Things are getting more and more eccentric at Casa de la Swain. Changing styles in my textile work, falling in love again with painting and photography...and then there is the ever illusive quest for continuing creativity through working with Eric Maisel. Still on the road teaching, posting now at the Ragged Cloth Cafe and taking the pledge to keep handmaiden up to date.

Saturday, June 18, 2005

Back with a Vengence

Just when you thought it was safe, returning home from Long Island has filled my little pea brain with lots of dialogue about art. One of the exercisies my classes are requied to do is to turn visual into verbal by selecting five words that describe creativity...they then trade a word with another member from their table. The homework assignment is to create from these words a cogent statement on creatvity. It is simply my way of getting them in the habit of writing artist statement.
For me artist statements are supposed to be about the art; not the artist...that is where bio and resume come in. In my early years, I was luck enough to study with Shigeko Spear, an incredible fiber artist. One of the many things she taught me was this simple statement: "If you have to talk too much about the work, there is something work with the work. If you cannot speak about your work at all, there is something wrong with you."
So I thought I would take that simple statement and analysize it a little. When artist statements are bigger than the work itself, the artist is having to verbalize too much to inform the viewer. In other words, the work doesn't have its own voice.....so we are giving it one with ten dollar words.
On the other hand, if you can't speak to the work at all, there are several possibilities:
1. Maybe you are unsure of the direction of the work.
2. Maybe you just cranked it out to get something done, so it holds no true meaning for you.
3. Or maybe on a more positive note, you feel so deeply about the piece that you have't found the way in which to convey that to the viewer.

Either way we need to consider that no one cares what techniques are used in the artist statement.
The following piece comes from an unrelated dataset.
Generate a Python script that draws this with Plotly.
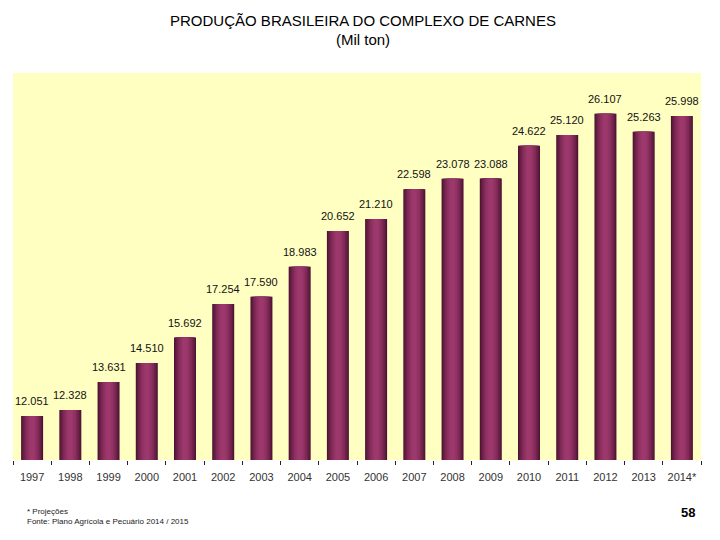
import plotly.graph_objects as go

years = ["1997", "1998", "1999", "2000", "2001", "2002", "2003", "2004", "2005",
         "2006", "2007", "2008", "2009", "2010", "2011", "2012", "2013", "2014*"]
production = [12051, 12328, 13631, 14510, 15692, 17254, 17590, 18983, 20652,
              21210, 22598, 23078, 23088, 24622, 25120, 26107, 25263, 25998]

labels = [f"{v/1000:.3f}" for v in production]

fig = go.Figure()

# simulate cylindrical shading with stacked overlaid bars of decreasing width
layers = [
    (0.575, "#4a1230"),
    (0.53, "#5e1a3e"),
    (0.46, "#6e2249"),
    (0.38, "#7d2955"),
    (0.30, "#8a2f5e"),
    (0.22, "#943466"),
    (0.13, "#9c386c"),
]
for w, c in layers:
    fig.add_trace(go.Bar(
        x=years, y=production, width=w,
        marker=dict(color=c, line=dict(width=0)),
        hoverinfo="skip", showlegend=False,
    ))

for i, (v, lab) in enumerate(zip(production, labels)):
    fig.add_annotation(
        x=i, y=v, text=lab, showarrow=False, yanchor="bottom", yshift=7,
        font=dict(family="Liberation Sans", size=11, color="#111111"),
    )

fig.update_layout(
    width=712, height=532,
    barmode="overlay",
    paper_bgcolor="white",
    plot_bgcolor="#FFFFC2",
    margin=dict(l=5, r=19, t=65, b=80, autoexpand=False),
    title=dict(
        text="PRODUÇÃO BRASILEIRA DO COMPLEXO DE CARNES<br>(Mil ton)",
        x=(355 - 5) / 688 * 688 / 712 + 5 / 712, xanchor="center",
        y=0.967, yanchor="top",
        font=dict(family="Liberation Sans", size=15, color="black"),
    ),
    xaxis=dict(
        type="category", showgrid=False, zeroline=False, showline=False,
        ticks="outside", tickson="boundaries", ticklen=4, tickcolor="#222222",
        tickangle=0, automargin=False, ticklabelstandoff=9,
        tickfont=dict(family="Liberation Sans", size=11, color="#333333"),
        range=[-0.5, len(years) - 0.5],
    ),
    yaxis=dict(range=[10000, 28000], visible=False, showgrid=False, automargin=False),
    font=dict(family="Liberation Sans"),
)

fig.add_annotation(
    xref="paper", yref="paper", x=0.017, y=-0.116, xanchor="left", yanchor="top",
    text="* Projeções<br>Fonte: Plano Agrícola e Pecuário 2014 / 2015",
    showarrow=False, align="left",
    font=dict(family="Liberation Sans", size=8, color="#222222"),
)
fig.add_annotation(
    xref="paper", yref="paper", x=0.994, y=-0.111, xanchor="right", yanchor="top",
    text="<b>58</b>", showarrow=False,
    font=dict(family="Liberation Sans", size=13, color="black"),
)

fig.write_html("out.html")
These are usually on a little card under the title...if they are even important. What a viewer is interested in is the inspiration for the piece or the feeling you had during the process of making the piece.

So give this little exercise a try a see what happens...of course, you won't have anyone to trade with but you might pick up an art book and find a word that sparks your other five. Remember in all work, verbal or visual, simplicity is elegance.....and my mantra for this year (and maybe longer) is to say more by doing less.
Quiltmaking for me is an opulent media but there can be an elegant simlplicity in the design. Don't you often find that the more you add the more unclear the imagery becomes (Paula Nadelstern, aside). We don't have to use every beautiful fabric we own in one quilt to achieve the goal we have set......nor do we have to design the heck out of every image we choose. Yet, with these factors in mind, fabric is a warm media that is opulent by its very nature.
Bet you wish I had stayed gone longer.....back to the studio.

2 comments:

Debra said...

Bet I'm glad you came back home!! I've read your 5 word assignment before and always avoided trying it. However, now I think I'll give it a try.

Debra said...

Gabrielle,

I've been thinking about this post all weekend. Infact I just went back through your blog to read the examples you posted after Asilomar. I have a feeling I will be working on that creativity statement this week.